The unique architectural and performance properties of monoliths are a perfect match for the unique requirements of purifying lipid-enveloped viruses, including influenza virus.

Fast, effective, scalable template procedures have been developed for industrial purification of both A and B serotypes. Scale-down variations of those templates also support easy, fast, reliable analysis to guide process development and document process control of manufacturing processes [1].

Shear stress during downstream processing is documented to strip the envelopes from lipid enveloped viruses. This makes absence of turbulent shear from monoliths one of their most compelling features. Flow through monoliths is laminar, with no formation of the eddies that create turbulent shear stress in porous particle columns.

The efficiency of convective flow through monolithic channels is another major attraction. Viruses are big, especially compared to the proteins for which porous particle columns are designed. Big virus particles translate to slow diffusion constants. That is a problem for particle columns but not for monoliths because mass transport in monoliths is convective. Binding efficiency and elution kinetics are both independent of product size.

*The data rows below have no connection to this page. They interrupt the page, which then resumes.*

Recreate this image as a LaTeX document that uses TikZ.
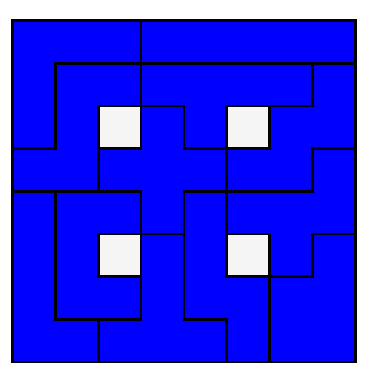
\documentclass[tikz,border=0pt]{standalone}
\definecolor{pureblue}{RGB}{0,0,255}
\begin{document}
\begin{tikzpicture}[x=42.85pt,y=-42.7pt,
  edge/.style={draw=black,line width=2.7pt,line join=miter},
  hole/.style={fill=gray!8}]
\useasboundingbox[fill=white] (-0.2917,-0.4801) rectangle (8.2497,8.1616);
\fill[pureblue] (0,0) rectangle (8,8);
\fill[hole] (2,2) rectangle (3,3);
\fill[hole] (5,2) rectangle (6,3);
\fill[hole] (2,5) rectangle (3,6);
\fill[hole] (5,5) rectangle (6,6);
% V
\draw[edge] (0,0) -- (3,0) -- (3,1) -- (1,1) -- (1,3) -- (0,3) -- cycle;
% Z
\draw[edge] (1,1) -- (3,1) -- (3,2) -- (2,2) -- (2,4) -- (0,4) -- (0,3) -- (1,3) -- cycle;
% I
\draw[edge] (3,0) -- (8,0) -- (8,1) -- (3,1) -- cycle;
% Y
\draw[edge] (3,1) -- (7,1) -- (7,2) -- (5,2) -- (5,3) -- (4,3) -- (4,2) -- (3,2) -- cycle;
% W
\draw[edge] (7,1) -- (8,1) -- (8,3) -- (7,3) -- (7,4) -- (5,4) -- (5,3) -- (6,3) -- (6,2) -- (7,2) -- cycle;
% X
\draw[edge] (3,2) -- (4,2) -- (4,3) -- (5,3) -- (5,4) -- (4,4) -- (4,5) -- (3,5) -- (3,4) -- (2,4) -- (2,3) -- (3,3) -- cycle;
% U
\draw[edge] (1,4) -- (3,4) -- (3,5) -- (2,5) -- (2,6) -- (3,6) -- (3,7) -- (1,7) -- cycle;
% L
\draw[edge] (0,4) -- (1,4) -- (1,7) -- (2,7) -- (2,8) -- (0,8) -- cycle;
% T
\draw[edge] (3,5) -- (4,5) -- (4,7) -- (5,7) -- (5,8) -- (2,8) -- (2,7) -- (3,7) -- cycle;
% N
\draw[edge] (4,4) -- (5,4) -- (5,6) -- (6,6) -- (6,8) -- (5,8) -- (5,7) -- (4,7) -- cycle;
% F
\draw[edge] (7,3) -- (8,3) -- (8,5) -- (7,5) -- (7,6) -- (6,6) -- (6,5) -- (5,5) -- (5,4) -- (7,4) -- cycle;
% P
\draw[edge] (7,5) -- (8,5) -- (8,8) -- (6,8) -- (6,6) -- (7,6) -- cycle;
% holes
\draw[edge] (2,2) rectangle (3,3);
\draw[edge] (5,2) rectangle (6,3);
\draw[edge] (2,5) rectangle (3,6);
\draw[edge] (5,5) rectangle (6,6);
\end{tikzpicture}
\end{document}
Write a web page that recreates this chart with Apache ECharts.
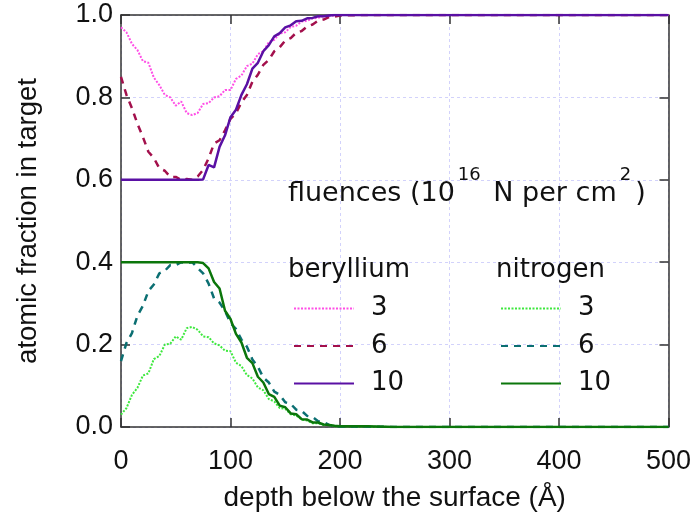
<!DOCTYPE html>
<html>
<head>
<meta charset="utf-8">
<script src="https://cdn.jsdelivr.net/npm/echarts@6/dist/echarts.min.js"></script>
<style>
html,body{margin:0;padding:0;background:#fff;}
#chart{width:694px;height:524px;}
</style>
</head>
<body>
<div id="chart"></div>
<script>
var depth = [0,5,10,15,20,25,30,35,40,45,50,55,60,65,70,75,80,85,90,95,100,105,110,115,120,125,130,135,140,145,150,155,160,165,170,175,180,185,190,195,200,225,250,275,300,325,350,375,400,425,450,475,500];

var be3 = [0.970,0.958,0.930,0.915,0.888,0.884,0.848,0.830,0.806,0.800,0.780,0.790,0.762,0.757,0.762,0.784,0.786,0.800,0.803,0.818,0.818,0.845,0.853,0.876,0.882,0.905,0.912,0.934,0.940,0.955,0.958,0.971,0.974,0.984,0.986,0.992,0.993,0.997,0.997,0.999,1.000,1.000,1.000,1.000,1.000,1.000,1.000,1.000,1.000,1.000,1.000,1.000,1.000];
var be6 = [0.850,0.806,0.774,0.736,0.704,0.668,0.653,0.628,0.622,0.607,0.607,0.600,0.602,0.600,0.608,0.624,0.652,0.688,0.696,0.720,0.748,0.762,0.788,0.806,0.838,0.855,0.879,0.891,0.912,0.922,0.938,0.944,0.957,0.961,0.972,0.977,0.986,0.989,0.995,0.996,0.999,1.000,1.000,1.000,1.000,1.000,1.000,1.000,1.000,1.000,1.000,1.000,1.000];
var be10 = [0.600,0.600,0.600,0.600,0.600,0.600,0.600,0.600,0.600,0.600,0.600,0.600,0.600,0.600,0.600,0.601,0.636,0.630,0.680,0.708,0.752,0.770,0.806,0.832,0.870,0.884,0.912,0.927,0.948,0.956,0.970,0.975,0.985,0.986,0.992,0.993,0.997,0.997,0.999,1.000,1.000,1.000,1.000,1.000,1.000,1.000,1.000,1.000,1.000,1.000,1.000,1.000,1.000];

var n3 = [0.030,0.046,0.078,0.095,0.125,0.130,0.165,0.172,0.200,0.202,0.220,0.212,0.240,0.243,0.236,0.220,0.218,0.203,0.198,0.185,0.184,0.156,0.148,0.126,0.118,0.096,0.089,0.068,0.062,0.046,0.044,0.031,0.028,0.018,0.016,0.009,0.009,0.005,0.005,0.002,0.002,0.001,0.000,0.000,0.000,0.000,0.000,0.000,0.000,0.000,0.000,0.000,0.000];
var n6 = [0.160,0.204,0.228,0.270,0.294,0.330,0.346,0.373,0.379,0.393,0.393,0.400,0.398,0.400,0.386,0.373,0.348,0.312,0.302,0.282,0.252,0.238,0.212,0.195,0.164,0.146,0.120,0.108,0.086,0.078,0.060,0.056,0.042,0.039,0.027,0.024,0.014,0.012,0.005,0.004,0.001,0.001,0.000,0.000,0.000,0.000,0.000,0.000,0.000,0.000,0.000,0.000,0.000];
var n10 = [0.400,0.400,0.400,0.400,0.400,0.400,0.400,0.400,0.400,0.400,0.400,0.400,0.400,0.400,0.400,0.398,0.385,0.352,0.336,0.282,0.262,0.226,0.205,0.168,0.155,0.122,0.108,0.080,0.073,0.052,0.048,0.033,0.031,0.019,0.018,0.011,0.011,0.006,0.005,0.003,0.002,0.002,0.000,0.000,0.000,0.000,0.000,0.000,0.000,0.000,0.000,0.000,0.000];

var xTicks = [0,100,200,300,400,500];
var yTicks = [0.0,0.2,0.4,0.6,0.8,1.0];

var seriesNames = ['Be 3','Be 6','Be 10','N 3','N 6','N 10'];
var seriesData = [be3, be6, be10, n3, n6, n10];
var seriesColors = ['#ff4fe6','#a3104c','#5a10a4','#3ee83e','#0b6f72','#0b760b'];
var seriesDash = [[2,1.5],[7,6],'solid',[2,1.5],[7,6],'solid'];
var seriesWidth = [2,2.5,2.5,2,2.5,2.5];

function pairs(arr){ return depth.map(function(d,i){ return [d, arr[i]]; }); }

var axisFont = 'Liberation Sans, Arial, sans-serif';
var legendFont = 'DejaVu Sans, sans-serif';
var axisLineStyle = {color:'#333', width:1.5};

var series = seriesNames.map(function(n,i){
  return {
    name: n, type: 'line', data: pairs(seriesData[i]),
    symbol: 'none', showSymbol: false, smooth: false,
    xAxisIndex: 0, yAxisIndex: 0,
    lineStyle: {color: seriesColors[i], width: seriesWidth[i], type: seriesDash[i]},
    itemStyle: {color: seriesColors[i]},
    z: 3 + i
  };
});

var chart = echarts.init(document.getElementById('chart'), null, {renderer:'canvas'});
var legendCommon = {
  orient: 'vertical', itemWidth: 60, itemHeight: 26, itemGap: 11.5, padding: 0,
  selectedMode: false,
  itemStyle: {opacity: 0, borderWidth: 0},
  textStyle: {fontSize: 26, fontFamily: legendFont, color: '#111', padding: [0,0,0,12]},
  formatter: function(name){ return name.split(' ')[1]; }
};
chart.setOption({
  animation: false,
  backgroundColor: '#fff',
  grid: {left: 121, right: 23, top: 15, bottom: 97, containLabel: false},
  xAxis: [{
    type: 'value', min: 0, max: 500, interval: 100, position: 'bottom',
    name: 'depth below the surface (Å)', nameLocation: 'middle', nameGap: 57,
    nameTextStyle: {fontSize: 28, fontFamily: axisFont, color: '#111'},
    axisLine: {show: true, onZero: false, lineStyle: axisLineStyle},
    axisTick: {show: true, inside: true, length: 9, lineStyle: axisLineStyle},
    axisLabel: {fontSize: 27, fontFamily: axisFont, color: '#111', margin: 21,
      formatter: function(v){ return xTicks.indexOf(v) >= 0 ? String(v) : ''; }},
    splitLine: {show: true, lineStyle: {color: '#d2d2fb', width: 1, type: [3,3]}}
  },{
    type: 'value', min: 0, max: 500, interval: 100, position: 'top',
    axisLine: {show: true, onZero: false, lineStyle: axisLineStyle},
    axisTick: {show: true, inside: true, length: 9, lineStyle: axisLineStyle},
    axisLabel: {show: false}, splitLine: {show: false}
  }],
  yAxis: [{
    type: 'value', min: 0, max: 1, interval: 0.2, position: 'left',
    name: 'atomic fraction in target', nameLocation: 'middle', nameGap: 79,
    nameTextStyle: {fontSize: 27.5, fontFamily: axisFont, color: '#111'},
    axisLine: {show: true, onZero: false, lineStyle: axisLineStyle},
    axisTick: {show: true, inside: true, length: 9, lineStyle: axisLineStyle},
    axisLabel: {fontSize: 27, fontFamily: axisFont, color: '#111', margin: 8,
      formatter: function(v){ return v.toFixed(1); }},
    splitLine: {show: true, lineStyle: {color: '#d2d2fb', width: 1, type: [3,3]}}
  },{
    type: 'value', min: 0, max: 1, interval: 0.2, position: 'right',
    axisLine: {show: true, onZero: false, lineStyle: axisLineStyle},
    axisTick: {show: true, inside: true, length: 9, lineStyle: axisLineStyle},
    axisLabel: {show: false}, splitLine: {show: false}
  }],
  legend: [
    Object.assign({}, legendCommon, {data: ['Be 3','Be 6','Be 10'], left: 293, top: 295.5}),
    Object.assign({}, legendCommon, {data: ['N 3','N 6','N 10'], left: 500, top: 295.5})
  ],
  graphic: [
    {type: 'text', left: 288, top: 166, z: 100, style: {
      text: '{a|fluences (10}{s|16}{a| N per cm}{s|2}{a|)}',
      rich: {
        a: {fontSize: 27, fontFamily: legendFont, fill: '#111', color: '#111', lineHeight: 41, verticalAlign: 'bottom'},
        s: {fontSize: 18, fontFamily: legendFont, fill: '#111', color: '#111', lineHeight: 18, verticalAlign: 'top', padding: [0,4,0,3]}
      }
    }},
    {type: 'text', left: 288, top: 257, z: 100, style: {text: 'beryllium', font: '26px DejaVu Sans', fill: '#111'}},
    {type: 'text', left: 496, top: 257, z: 100, style: {text: 'nitrogen', font: '26px DejaVu Sans', fill: '#111'}}
  ],
  series: series
});
</script>
</body>
</html>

Binding efficiency and elution kinetics in monoliths are also independent from flow rate. This enables monoliths to be run at flow rates 20–50 times higher than porous particle columns with no loss of performance. This explains why dynamic binding capacity for influenza virus on monoliths is typically 10–100 times higher than for porous particle columns.

The third key feature is that monoliths lack dead ends. All the channels are highly interconnected. This, along with the absence of turbulent shear, explains why monoliths enable 2–3 times higher virus recovery than other chromatography formats [2,3].

The combination of low shear, rapid flow rate, and high recovery also enables monoliths to achieve major process simplifications and improvements in efficiency. For example, instead of requiring a separate process step for harvest concentration by tangential flow filtration (TFF), the sample can be diluted then loaded directly onto a monolith with greater than 99% 1-step reduction of host DNA and proteins in less time than the TFF step alone, and without the product losses.

virus purification

Monoliths used for purification of influenza virus can be applied in a single-use format or sanitized to process multiple product lots. Recently, we developed highly intensified Influenza virus purification using cation-exchange (SO3) monoliths, for which we filed a patent application. The process key advantage and the basis on which we developed the process, is highly efficient Influenza upstream process using Vero cells in serum-free conditions in combination with low speed centrifugation clarification.